13 August 2007

Using two words

where one would do. I think that sums up so well a key aspect of the difference in liturgical sensibility between East and West. Western Rite, at least as far as it is influenced by the Roman rite, tends to be spare and even sparse in verbiage, in utter contrast to the East, which revels in word plays and complex imagery. The idea in Western liturgy by and large is that to repeat yourself is to lessen what is said. I think this is why most Western Christians will prefer the Apostles' to the Nicene Creed. In the one there is straightforward this after that, and not a Word to cut! In the other there is joyous reptition: "God of God, Light of Light, begotten, not made" and so on.

And if the original Roman rite is spare, the Lutheran recension tends to be even sparer! Just think of the enormous restraint where the old Roman canon was. Lutherans seem to have come up with the "less is more" slogan first - or rather, they lived it out.

But is it impoverishing? I don't think so. I think you have to experience the beauty of the old Lutheran practice where the Words of Christ are sung out over the elements to understand. Even though the Words stand all alone, yet the music joins them and fills out the space, if you will, and sends them right into the people's ears and hearts. All human voices fall silent before the narration of what happened that night and before the almighty voice of the Eternal Word who speaks and causes to be what He says: the bread becomes His body; the wine, His blood; and then all reached us, "for you" and "for the forgiveness of sins." What is lacking here? Not a thing. The Church's thanksgiving is her SINGING of the very words from which she lives. I am not at all surprised that in the old Lutheran Church orders the pastors were at times exhorted to tell the people to stop singing the Words of Christ with them!


Past Elder said...

I wonder how much of this is due to Rome the church as to the language of Rome being Latin, which is utterly concise.

Of course there would be those who would argue that Roman doctrine is itself determined by the nature and possibilities of thought in Latin.

This may be hard for English speakers to understand, speaking a language that is a hybrid, with a Germanic core and a Latin, via French, overlay. It's clearer in Spanish, which in many ways is really, really late Latin. Then throw in the Germans, who are internally consistent too, generally not forming the big words for educated people by raiding Latin but by running to-gether a bunch of their own little words.
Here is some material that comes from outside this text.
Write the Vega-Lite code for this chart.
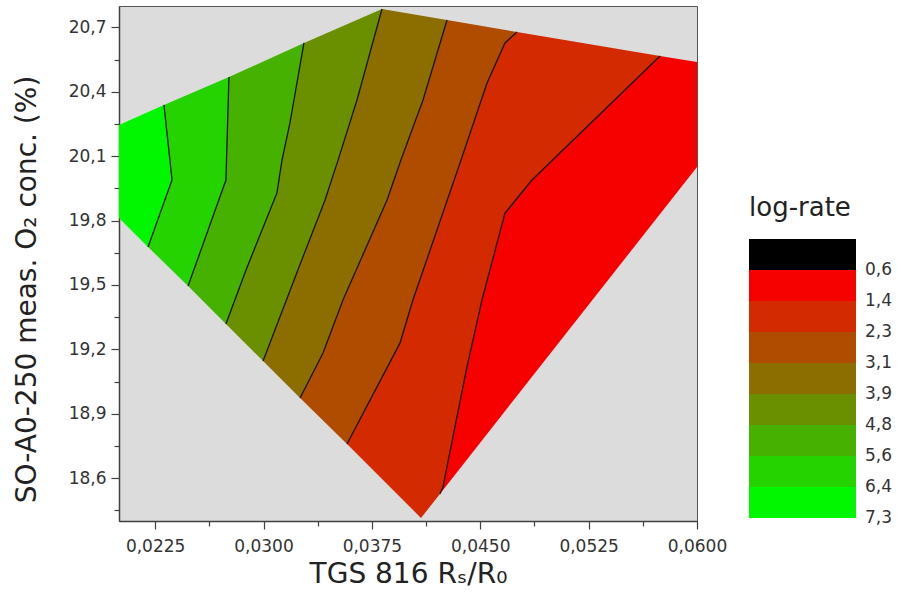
{
 "$schema": "https://vega.github.io/schema/vega-lite/v6.json",
 "width": 578, "height": 515,
 "autosize": {"type": "none"},
 "padding": {"left": 119, "top": 6, "right": 200, "bottom": 84},
 "background": "white",
 "config": {
  "font": "DejaVu Sans",
  "view": {"fill": "#dcdcdc", "stroke": "#555555", "strokeWidth": 1},
  "axis": {"grid": false, "domainColor": "#404040", "domainWidth": 1.5, "tickColor": "#404040", "tickWidth": 1.2,
   "labelFont": "DejaVu Sans", "labelFontSize": 17, "labelColor": "#333333",
   "titleFont": "DejaVu Sans", "titleFontSize": 28, "titleFontWeight": "normal", "titleColor": "#222222",
   "labelFlush": false, "labelOverlap": false, "tickCount": 100}
 },
 "datasets": {
  "bands": [
   {"band":1,"i":0,"x":0.02,"y":20.245,"v":6.86},{"band":1,"i":1,"x":0.02311,"y":20.339,"v":6.86},{"band":1,"i":2,"x":0.02367,"y":19.989,"v":6.86},{"band":1,"i":3,"x":0.02201,"y":19.677,"v":6.86},{"band":1,"i":4,"x":0.02,"y":19.812,"v":6.86},
   {"band":2,"i":0,"x":0.02311,"y":20.339,"v":6.03},{"band":2,"i":1,"x":0.02367,"y":19.989,"v":6.03},{"band":2,"i":2,"x":0.02201,"y":19.677,"v":6.03},{"band":2,"i":3,"x":0.02478,"y":19.495,"v":6.03},{"band":2,"i":4,"x":0.0274,"y":19.989,"v":6.03},{"band":2,"i":5,"x":0.02761,"y":20.469,"v":6.03},
   {"band":3,"i":0,"x":0.02761,"y":20.469,"v":5.19},{"band":3,"i":1,"x":0.0274,"y":19.989,"v":5.19},{"band":3,"i":2,"x":0.02478,"y":19.495,"v":5.19},{"band":3,"i":3,"x":0.0274,"y":19.318,"v":5.19},{"band":3,"i":4,"x":0.02879,"y":19.57,"v":5.19},{"band":3,"i":5,"x":0.03093,"y":19.929,"v":5.19},{"band":3,"i":6,"x":0.03128,"y":20.082,"v":5.19},{"band":3,"i":7,"x":0.03183,"y":20.255,"v":5.19},{"band":3,"i":8,"x":0.0328,"y":20.628,"v":5.19},
   {"band":4,"i":0,"x":0.0328,"y":20.628,"v":4.36},{"band":4,"i":1,"x":0.03183,"y":20.255,"v":4.36},{"band":4,"i":2,"x":0.03128,"y":20.082,"v":4.36},{"band":4,"i":3,"x":0.03093,"y":19.929,"v":4.36},{"band":4,"i":4,"x":0.02879,"y":19.57,"v":4.36},{"band":4,"i":5,"x":0.0274,"y":19.318,"v":4.36},{"band":4,"i":6,"x":0.02997,"y":19.146,"v":4.36},{"band":4,"i":7,"x":0.03246,"y":19.584,"v":4.36},{"band":4,"i":8,"x":0.03426,"y":19.896,"v":4.36},{"band":4,"i":9,"x":0.03516,"y":20.082,"v":4.36},{"band":4,"i":10,"x":0.03647,"y":20.362,"v":4.36},{"band":4,"i":11,"x":0.0382,"y":20.786,"v":4.36},
   {"band":5,"i":0,"x":0.0382,"y":20.786,"v":3.52},{"band":5,"i":1,"x":0.03647,"y":20.362,"v":3.52},{"band":5,"i":2,"x":0.03516,"y":20.082,"v":3.52},{"band":5,"i":3,"x":0.03426,"y":19.896,"v":3.52},{"band":5,"i":4,"x":0.03246,"y":19.584,"v":3.52},{"band":5,"i":5,"x":0.02997,"y":19.146,"v":3.52},{"band":5,"i":6,"x":0.03253,"y":18.973,"v":3.52},{"band":5,"i":7,"x":0.03412,"y":19.183,"v":3.52},{"band":5,"i":8,"x":0.0355,"y":19.43,"v":3.52},{"band":5,"i":9,"x":0.03855,"y":19.896,"v":3.52},{"band":5,"i":10,"x":0.03951,"y":20.082,"v":3.52},{"band":5,"i":11,"x":0.04104,"y":20.362,"v":3.52},{"band":5,"i":12,"x":0.0427,"y":20.735,"v":3.52},
   {"band":6,"i":0,"x":0.0427,"y":20.735,"v":2.69},{"band":6,"i":1,"x":0.04104,"y":20.362,"v":2.69},{"band":6,"i":2,"x":0.03951,"y":20.082,"v":2.69},{"band":6,"i":3,"x":0.03855,"y":19.896,"v":2.69},{"band":6,"i":4,"x":0.0355,"y":19.43,"v":2.69},{"band":6,"i":5,"x":0.03412,"y":19.183,"v":2.69},{"band":6,"i":6,"x":0.03253,"y":18.973,"v":2.69},{"band":6,"i":7,"x":0.03578,"y":18.759,"v":2.69},{"band":6,"i":8,"x":0.03945,"y":19.23,"v":2.69},{"band":6,"i":9,"x":0.04034,"y":19.43,"v":2.69},{"band":6,"i":10,"x":0.0436,"y":20.068,"v":2.69},{"band":6,"i":11,"x":0.04547,"y":20.441,"v":2.69},{"band":6,"i":12,"x":0.04671,"y":20.628,"v":2.69},{"band":6,"i":13,"x":0.04754,"y":20.679,"v":2.69},
   {"band":7,"i":0,"x":0.04754,"y":20.679,"v":1.85},{"band":7,"i":1,"x":0.04671,"y":20.628,"v":1.85},{"band":7,"i":2,"x":0.04547,"y":20.441,"v":1.85},{"band":7,"i":3,"x":0.0436,"y":20.068,"v":1.85},{"band":7,"i":4,"x":0.04034,"y":19.43,"v":1.85},{"band":7,"i":5,"x":0.03945,"y":19.23,"v":1.85},{"band":7,"i":6,"x":0.03578,"y":18.759,"v":1.85},{"band":7,"i":7,"x":0.0409,"y":18.414,"v":1.85},{"band":7,"i":8,"x":0.04221,"y":18.526,"v":1.85},{"band":7,"i":9,"x":0.04242,"y":18.559,"v":1.85},{"band":7,"i":10,"x":0.04408,"y":19.118,"v":1.85},{"band":7,"i":11,"x":0.04512,"y":19.43,"v":1.85},{"band":7,"i":12,"x":0.04671,"y":19.835,"v":1.85},{"band":7,"i":13,"x":0.04858,"y":19.989,"v":1.85},{"band":7,"i":14,"x":0.05744,"y":20.567,"v":1.85},
   {"band":8,"i":0,"x":0.05744,"y":20.567,"v":1.02},{"band":8,"i":1,"x":0.04858,"y":19.989,"v":1.02},{"band":8,"i":2,"x":0.04671,"y":19.835,"v":1.02},{"band":8,"i":3,"x":0.04512,"y":19.43,"v":1.02},{"band":8,"i":4,"x":0.04408,"y":19.118,"v":1.02},{"band":8,"i":5,"x":0.04242,"y":18.559,"v":1.02},{"band":8,"i":6,"x":0.04221,"y":18.526,"v":1.02},{"band":8,"i":7,"x":0.06,"y":20.05,"v":1.02},{"band":8,"i":8,"x":0.06,"y":20.539,"v":1.02}
  ],
  "contours": [
   {"c":1,"i":0,"x":0.02311,"y":20.339},{"c":1,"i":1,"x":0.02367,"y":19.989},{"c":1,"i":2,"x":0.02201,"y":19.677},
   {"c":2,"i":0,"x":0.02761,"y":20.469},{"c":2,"i":1,"x":0.0274,"y":19.989},{"c":2,"i":2,"x":0.02478,"y":19.495},
   {"c":3,"i":0,"x":0.0328,"y":20.628},{"c":3,"i":1,"x":0.03183,"y":20.255},{"c":3,"i":2,"x":0.03128,"y":20.082},{"c":3,"i":3,"x":0.03093,"y":19.929},{"c":3,"i":4,"x":0.02879,"y":19.57},{"c":3,"i":5,"x":0.0274,"y":19.318},
   {"c":4,"i":0,"x":0.0382,"y":20.786},{"c":4,"i":1,"x":0.03647,"y":20.362},{"c":4,"i":2,"x":0.03516,"y":20.082},{"c":4,"i":3,"x":0.03426,"y":19.896},{"c":4,"i":4,"x":0.03246,"y":19.584},{"c":4,"i":5,"x":0.02997,"y":19.146},
   {"c":5,"i":0,"x":0.0427,"y":20.735},{"c":5,"i":1,"x":0.04104,"y":20.362},{"c":5,"i":2,"x":0.03951,"y":20.082},{"c":5,"i":3,"x":0.03855,"y":19.896},{"c":5,"i":4,"x":0.0355,"y":19.43},{"c":5,"i":5,"x":0.03412,"y":19.183},{"c":5,"i":6,"x":0.03253,"y":18.973},
   {"c":6,"i":0,"x":0.04754,"y":20.679},{"c":6,"i":1,"x":0.04671,"y":20.628},{"c":6,"i":2,"x":0.04547,"y":20.441},{"c":6,"i":3,"x":0.0436,"y":20.068},{"c":6,"i":4,"x":0.04034,"y":19.43},{"c":6,"i":5,"x":0.03945,"y":19.23},{"c":6,"i":6,"x":0.03578,"y":18.759},
   {"c":7,"i":0,"x":0.05744,"y":20.567},{"c":7,"i":1,"x":0.04858,"y":19.989},{"c":7,"i":2,"x":0.04671,"y":19.835},{"c":7,"i":3,"x":0.04512,"y":19.43},{"c":7,"i":4,"x":0.04408,"y":19.118},{"c":7,"i":5,"x":0.04242,"y":18.559},{"c":7,"i":6,"x":0.04221,"y":18.526}
  ],
  "legend": [
   {"lo":-0.235,"hi":0.6,"v":0.18,"lab":"0,6"},
   {"lo":0.6,"hi":1.435,"v":1.02,"lab":"1,4"},
   {"lo":1.435,"hi":2.27,"v":1.85,"lab":"2,3"},
   {"lo":2.27,"hi":3.105,"v":2.69,"lab":"3,1"},
   {"lo":3.105,"hi":3.94,"v":3.52,"lab":"3,9"},
   {"lo":3.94,"hi":4.775,"v":4.36,"lab":"4,8"},
   {"lo":4.775,"hi":5.61,"v":5.19,"lab":"5,6"},
   {"lo":5.61,"hi":6.445,"v":6.03,"lab":"6,4"},
   {"lo":6.445,"hi":7.28,"v":6.86,"lab":"7,3"}
  ]
 },
 "layer": [
  {"layer": [
   {"data": {"name": "bands"},
    "mark": {"type": "line", "filled": true, "interpolate": "linear-closed", "strokeWidth": 0},
    "encoding": {
     "x": {"field": "x", "type": "quantitative", "scale": {"domain": [0.02, 0.06], "nice": false, "zero": false},
      "axis": {"title": "TGS 816 Rₛ/R₀",
       "values": [0.0225, 0.02625, 0.03, 0.03375, 0.0375, 0.04125, 0.045, 0.04875, 0.0525, 0.05625, 0.06],
       "labelExpr": "abs(datum.value/0.0075 - round(datum.value/0.0075)) > 0.25 ? '' : replace(format(datum.value, '.4f'), '.', ',')",
       "tickSize": {"condition": {"test": "abs(datum.value/0.0075 - round(datum.value/0.0075)) > 0.25", "value": 5}, "value": 8},
       "labelPadding": 9, "titlePadding": 6}},
     "y": {"field": "y", "type": "quantitative", "scale": {"domain": [18.4, 20.8], "nice": false, "zero": false},
      "axis": {"title": "SO-A0-250 meas. O₂ conc. (%)",
       "values": [18.45, 18.6, 18.75, 18.9, 19.05, 19.2, 19.35, 19.5, 19.65, 19.8, 19.95, 20.1, 20.25, 20.4, 20.55, 20.7],
       "labelExpr": "abs(datum.value/0.3 - round(datum.value/0.3)) > 0.25 ? '' : replace(format(datum.value, '.1f'), '.', ',')",
       "tickSize": {"condition": {"test": "abs(datum.value/0.3 - round(datum.value/0.3)) > 0.25", "value": 5}, "value": 8},
       "labelPadding": 5, "titlePadding": 27, "titleY": 283}},
     "order": {"field": "i", "type": "quantitative"},
     "detail": {"field": "band", "type": "nominal"},
     "color": {"field": "v", "type": "quantitative",
      "scale": {"type": "quantize", "domain": [-0.235, 7.28],
       "range": ["#000000", "#f70000", "#d42a00", "#b04c00", "#8c6e00", "#6a9000", "#47b100", "#25d300", "#00f700"]},
      "legend": null}
    }},
   {"data": {"name": "contours"},
    "mark": {"type": "line", "color": "#141414", "strokeWidth": 1.3},
    "encoding": {
     "x": {"field": "x", "type": "quantitative", "scale": {"domain": [0.02, 0.06], "nice": false, "zero": false}},
     "y": {"field": "y", "type": "quantitative", "scale": {"domain": [18.4, 20.8], "nice": false, "zero": false}},
     "order": {"field": "i", "type": "quantitative"},
     "detail": {"field": "c", "type": "nominal"}
    }}
  ]},
  {"layer": [
   {"data": {"name": "legend"},
    "mark": {"type": "rect"},
    "encoding": {
     "x": {"datum": 0, "type": "quantitative", "scale": {"domain": [0, 1], "range": [630, 737], "nice": false, "zero": false}, "axis": null},
     "x2": {"datum": 1},
     "y": {"field": "lo", "type": "quantitative", "scale": {"domain": [-0.235, 7.28], "range": [233, 512], "nice": false, "zero": false}, "axis": null},
     "y2": {"field": "hi"},
     "color": {"field": "v", "type": "quantitative",
      "scale": {"type": "quantize", "domain": [-0.235, 7.28],
       "range": ["#000000", "#f70000", "#d42a00", "#b04c00", "#8c6e00", "#6a9000", "#47b100", "#25d300", "#00f700"]},
      "legend": null}
    }},
   {"data": {"name": "legend"},
    "mark": {"type": "text", "align": "left", "baseline": "middle", "dx": 9, "fontSize": 17, "color": "#333333"},
    "encoding": {
     "x": {"datum": 1, "type": "quantitative"},
     "y": {"field": "hi", "type": "quantitative"},
     "text": {"field": "lab"}
    }},
   {"data": {"values": [{"t": "log-rate"}]},
    "mark": {"type": "text", "align": "left", "baseline": "alphabetic", "fontSize": 26, "color": "#222222"},
    "encoding": {
     "x": {"datum": 0, "type": "quantitative"},
     "y": {"datum": -0.855, "type": "quantitative"},
     "text": {"field": "t"}
    }}
  ]}
 ],
 "resolve": {"scale": {"x": "independent", "y": "independent"}}
}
In fact, I've heard it argued -- this is not to say I agree -- that the Reformation itself depends on not being restricted by the nature and possibilities of thought in Latin or a directly Latin descended language, which explains why it took hold in lands either on the fringe of the old Empire or outside of it, the barbarians.

To this day, however, I sense a difference in Europe that was part of the Empire and Europe that wasn't. From Luther's writings this was a hotter distinction in his time, but it is still there IMHO, at least as of 1969 when I was there.

"Barbarian", if memory serves, comes from the Greeks, who used it to refer to people who didn't speak Greek but made silly sounds like "bar-bar". Which would include the Romans.

wm cwirla said...

Dr. Nagel likened the liturgy to a perennial that needs to be pruned once and a while to retain its proper shape and bloom. The perennials in my garden do look a bit sparse in the winter, but it's the only way to keep them from becoming weedy.

Or to switch the metaphor to the table, perhaps it's a western trait that we prefer our pasta and our liturgies "al dente" instead of overcooked.

Christopher Palo said...

Pr. Cwirla's comment seems to betray the Lutheran understaning that the Liturgy is not divine but something manmade that needs to bend to trends and statistics. Why call it the Divine Liturgy or Divine Service if it needs to be pruned of material (read: hymns, prayers) deemed superfluous?

William Weedon said...


I think you misunderstand Dr. Nagel's point (which is what Pr. Cwirla was elaborating on). The liturgy is very much a living thing! It grows and blossoms in the extolling and celebrating of the gifts of God which give it life and call it forth.

Every once in a while, though, the growth gets to be so exuberant, that somewhere down under all that, is the thing itself which caused all the joy - now in danger of being forgotten for all the extolling!

Thus the liturgical clippers come out. They seek only to remove as much of the extolling as will let the thing itself be clearly seen again.

Yet because the liturgy is organic, alive, the growth will come back.

The whole history of the Western rite shows moments of liturgical reform (of which the Reformation is only one instance) in which the living liturgy is prunned, carefully and cautiously, to let the Gospel (or Baptism or the Supper or whatever) shine a bit more clearly.

Christopher Palo said...

Yes, the Liturgy is a living thing, not some dry thing to dryly recite without conviction or the work of the Spirit. But, whatever Pr. Nagel's intent may have been, it is preisely the same words that liturgical butchers have been using for years to pare from the service those things that are counter to the post-modernism that has been running unchecked in the LCMS for the past 25+ years.